0345- Air raid 2 shot down after they had hit one of our transports. All for now.
June 11, 1944
War correspondent took our picture with us at our 20-MM machine gun. I am in gunner position with foul weather gear on. Allen on lookout didn’t get in picture. Pierce and Haigh sleeping by gun. I am very tired and hungry.
1600- our planes are over German positions giving them hell. Got a chance to sleep 1 and 1/2 hours. Got a lot of those Jerry’s today. Seen had to hand combat through binoculars.
June 12, 1944
0700 - shore bombardment 1000 relieved when to England for repairs, fuel and rest for the crew which is needed badly.
Stayed in England all day.
0315- loaded ammunition, Limeys helped us take on stores. Liberty and good chow for a change.
June 14, 1944
0795 received 51 letters from the states.
0830- headed back to France with mail for Cruiser “Luska” 75 bags for her. Some for the DD636 Butler. Went to G.Q.
2300- air raid big one.
June 15, 1944 100- air raid bigger one.
Secured from G.Q. at 0630. 800- 1200 Condition Watch- sleepy as hell lots of our fighters and bombers are over the coast today.

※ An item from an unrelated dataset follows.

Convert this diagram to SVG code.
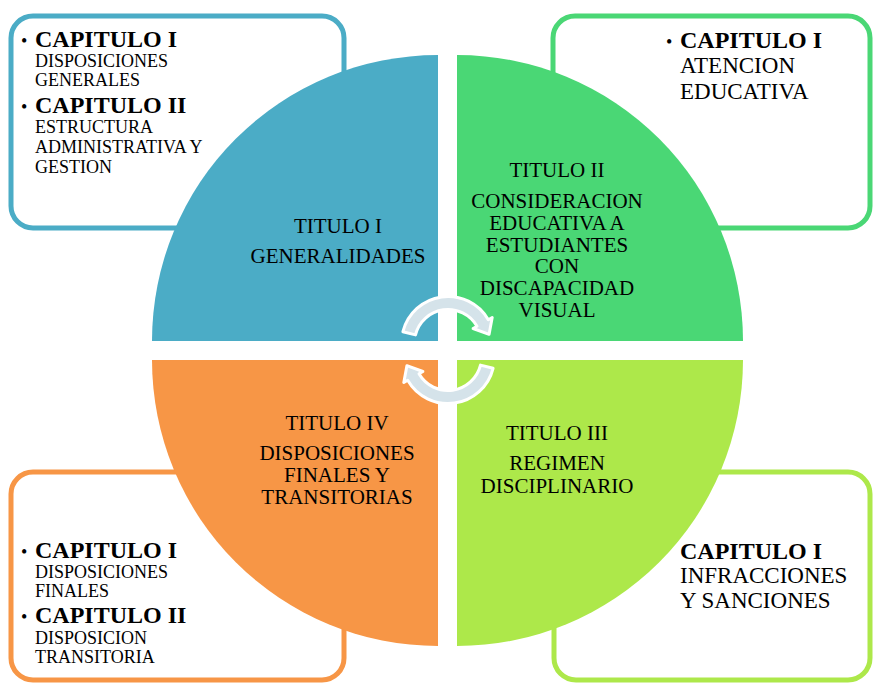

Admiral Dayo came aboard the Shubrick and stayed awhile. Didn’t get any dope on the purpose of this visit. Must have been important though.
June 23, 1944
We picked up 2 German aviators (0600) after a hell of a big air raid. One was an officer, the other an enlisted man. One tried to pull his gun out but one of our officers knocked him down on a stretcher and took his gun. They were a couple of scared rats for awhile.
June 27, 1944
We went on a suicide mission today at dusk to get German shore batteries, which haven’t been knocked out yet. Got them to fire at us while a Liberator took pictures of the coast so they could find out where they were. We along with 6 P.T boats, cruised down the coast at 5,00 yards out. We were well within their range when they opened up on us. We immediately headed away from the beach laying out our smoke screen to hide from them. They continued firing at us when we were away from them. Boy I am telling you those shells almost had our name on them. The nearest one hit 25 yards off our Port bow and gave us quite a jolt. We finally got away (all of Us) and were given those familiar words of compliment. “ Well Done Shubrick”. The Skipper of the P.T. squad was Com. Buckley the man who took Mac Arthur from Corrigador to Australia during the first part of the war in the Pacific.
June 28, 1944
Took a lot of Officers on board. Heading for Plymouth- speed 30 knots.
3 dots and a dash- Meant Victory
Something about John has a long mustache was the code word for go.